Two questions came to mind as I wandered through Corot Women at the National Gallery of Art: how many variations are there on the word “melancholy,” and is it acceptable to judge a work of art on the attractiveness of the model depicted? Of the 44 paintings in the show, spanning the half-century 1826-1874, more than 30 are of a woman looking melancholy – or pensive, wistful, thoughtful, doleful, concerned, or a shade thereof. (The remainder mainly have their face obscured, although there is one sort of smiling and one man.) With such similarity of pose and expression, I tended to differentiate the works by how good-looking the melancholy face was. Maybe this is crass, but isn’t this part of how we judge all art? We want the movie star to be pretty; we imagine the heroine of the novel to be enticing-looking. And don’t the Botticellis, Rubenses and Gainsboroughs that we love feature beautiful women? What’s the world’s most famous painting? Ah, yes, the Mona Lisa. (The only ugly women in the art history canon are Spanish royals by Velazquez and Goya, and their choices were political, not esthetic.)
Using this criterion, it’s easy to see why I prefer the thoughtful Bohemian Woman at the Fountain (catalogue 13) to the dour and less attractive Italian Woman at the Fountain (12). I could go on to say that the background of 13 is lighter, airier and the Corot trees softer, more characteristic and the other elements – two men and some houses – more interesting, and the woman’s hands more delicate, but it all comes back to her appealing face.
In the gallery of nudes, The Repose (22) runs away with the prize. Her face, if not classically beautiful, is pleasantly interesting. The catalogue points out that the model is a recognizable person, which makes her confrontational stare somewhat revolutionary. In comparison, the other nudes have faces that are far less attractive (21,23, 24), turned away (25), or partially obscured in shadow (24, 26). As well, a comparison with 24 shows just how lovely The Repose is: in 24, the background trees are muddled, the face is lost in shadow and background and the head is held awkwardly, inexplicably up by the right arm. (This work – Reclining Nymph, from Geneva – shares many of the problems that led me to opine that Mia’s similar painting by Corot must be a forgery.)
The highlight of the exhibition and the ultimate basis for Corot’s reputation as a painter of women is the gallery of half-length portraits of women in costume with plain background. I say “portraits,” although they are not intended to represent an identified person, because their format is traceable directly back to Renaissance portraits of beautiful women. Maybe it is better to call them character studies, or just paintings of Woman. There’s Leonardo’s Mona Lisa, Vermeer’s Girl with a Pearl Earring, Rubens’s The Straw Hat, even Goya’s Milkmaid of Bordeaux, just to name some obvious favorites that precede Woman with a Pearl of 1868-70 (25).

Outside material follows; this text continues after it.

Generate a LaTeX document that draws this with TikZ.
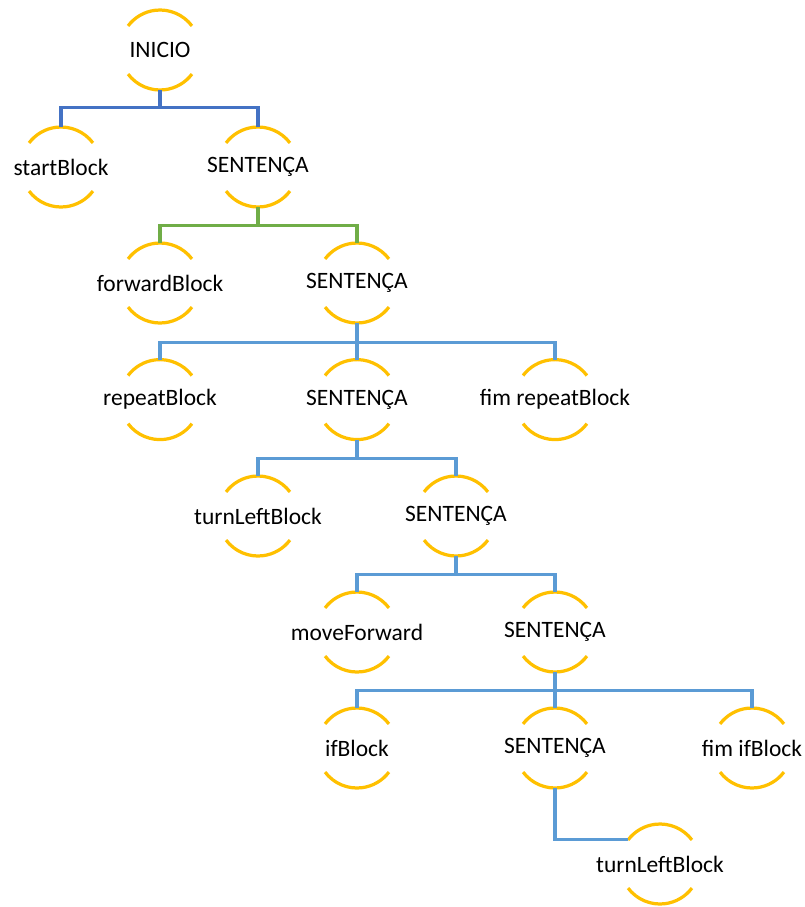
\documentclass[tikz,border=0pt]{standalone}
\usepackage{fontspec}
\setmainfont{Carlito}
\usetikzlibrary{calc}
\definecolor{azulA}{HTML}{4472C4}
\definecolor{azulB}{HTML}{5B9BD5}
\definecolor{verde}{HTML}{70AD47}
\definecolor{amarelo}{HTML}{FFC000}

\tikzset{
  tok/.style={circle, minimum size=2cm, inner sep=0pt, outer sep=0pt,
    font=\fontsize{16.7}{20}\selectfont},
  brace/.style={draw=amarelo, line width=2.3pt},
  wire/.style={draw=#1, line width=2.2pt},
}
\newcommand{\tk}[1]{\makebox[0pt]{#1}}

\begin{document}
\begin{tikzpicture}
  \useasboundingbox (0,0) rectangle (20.125,-22.675);

  % nós
  \node[tok] (inicio) at (4,-1.25) {\tk{INICIO}};
  \node[tok] (start) at (1.525,-4.175) {\tk{startBlock}};
  \node[tok] (s1) at (6.45,-4.175) {\tk{SENTENÇA}};
  \node[tok] (fwd) at (4,-7.075) {\tk{forwardBlock}};
  \node[tok] (s2) at (8.925,-7.075) {\tk{SENTENÇA}};
  \node[tok] (rep) at (4,-9.99) {\tk{repeatBlock}};
  \node[tok] (s3) at (8.925,-9.99) {\tk{SENTENÇA}};
  \node[tok] (fimrep) at (13.875,-9.99) {\tk{fim repeatBlock}};
  \node[tok] (left1) at (6.45,-12.9) {\tk{turnLeftBlock}};
  \node[tok] (s4) at (11.4,-12.9) {\tk{SENTENÇA}};
  \node[tok] (move) at (8.925,-15.8) {\tk{moveForward}};
  \node[tok] (s5) at (13.875,-15.8) {\tk{SENTENÇA}};
  \node[tok] (if) at (8.925,-18.7) {\tk{ifBlock}};
  \node[tok] (s6) at (13.875,-18.7) {\tk{SENTENÇA}};
  \node[tok] (fimif) at (18.8,-18.7) {\tk{fim ifBlock}};
  \node[tok] (left2) at (16.5,-21.6) {\tk{turnLeftBlock}};

  % arcos amarelos
  \foreach \n in {inicio,start,s1,fwd,s2,rep,s3,fimrep,left1,s4,move,s5,if,s6,fimif,left2} {
    \draw[brace] (\n.37) arc[start angle=37, end angle=143, radius=1cm];
    \draw[brace] (\n.-143) arc[start angle=-143, end angle=-37, radius=1cm];
  }

  % ligações
  \draw[wire=azulA] (inicio.south) -- ++(0,-0.44) -| (start.north);
  \draw[wire=azulA] (inicio.south) -- ++(0,-0.44) -| (s1.north);

  \draw[wire=verde] (s1.south) -- ++(0,-0.47) -| (fwd.north);
  \draw[wire=verde] (s1.south) -- ++(0,-0.47) -| (s2.north);

  \draw[wire=azulB] (s2.south) -- ++(0,-0.48) -| (rep.north);
  \draw[wire=azulB] (s2.south) -- ++(0,-0.48) -| (s3.north);
  \draw[wire=azulB] (s2.south) -- ++(0,-0.48) -| (fimrep.north);

  \draw[wire=azulB] (s3.south) -- ++(0,-0.47) -| (left1.north);
  \draw[wire=azulB] (s3.south) -- ++(0,-0.47) -| (s4.north);

  \draw[wire=azulB] (s4.south) -- ++(0,-0.47) -| (move.north);
  \draw[wire=azulB] (s4.south) -- ++(0,-0.47) -| (s5.north);

  \draw[wire=azulB] (s5.south) -- ++(0,-0.47) -| (if.north);
  \draw[wire=azulB] (s5.south) -- ++(0,-0.47) -| (s6.north);
  \draw[wire=azulB] (s5.south) -- ++(0,-0.47) -| (fimif.north);

  \draw[wire=azulB] (s6.south) |- (left2.143);
\end{tikzpicture}
\end{document}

She is most famous, perhaps because she’s in Louvre, perhaps because of her “pearl,” perhaps because of her Mona Lisa pose, and she is worthy of the catalogue cover she receives. The hint of décolletage doesn’t hurt. But by my test, she’s not Corot’s best. Her expression is more blank than melancholy. Rather than evincing some introspection, she seems to be looking at the artist slightly bored. The Young Greek Woman (29) is cuter; Sybille from the Met (34) recalls a Rembrandt; Mademoiselle de Foudras (30) has a coy, curious expression; and Interrupted Reading from Chicago (33) is probably my favorite, with her pensive look and classically formal composition.
The fourth gallery is a sort of coda, with women in the pictures but not so much the subject. The paintings are fine, especially Corot’s Studio from the National Gallery (40) and the Lady in Blue from the Louvre (44), but there is as much interest in the dresses and the backgrounds showing Corot canvases as in the women’s expressions. And what is it with the mandolin that Corot uses as a prop over and over?
There are other individual works that I want to remember on their own: Young Woman in a Pink Skirt (4) with her sultry big eyes and loose-fitting blouse; Melancholy (7) for Corot’s mastery of brown; Wounded Eurydice (8) and Springtime of Life (18), familiar from my years in Minneapolis, both, interestingly, with the model’s eyes averted, similar to the Met’s Woman Reading (37). And if I had to choose my least favorite, it would be Woman with a Large Toque and a Mandolin (9), not because she’s unattractive but because she looks like an artificial Italian late Renaissance work, not Corot.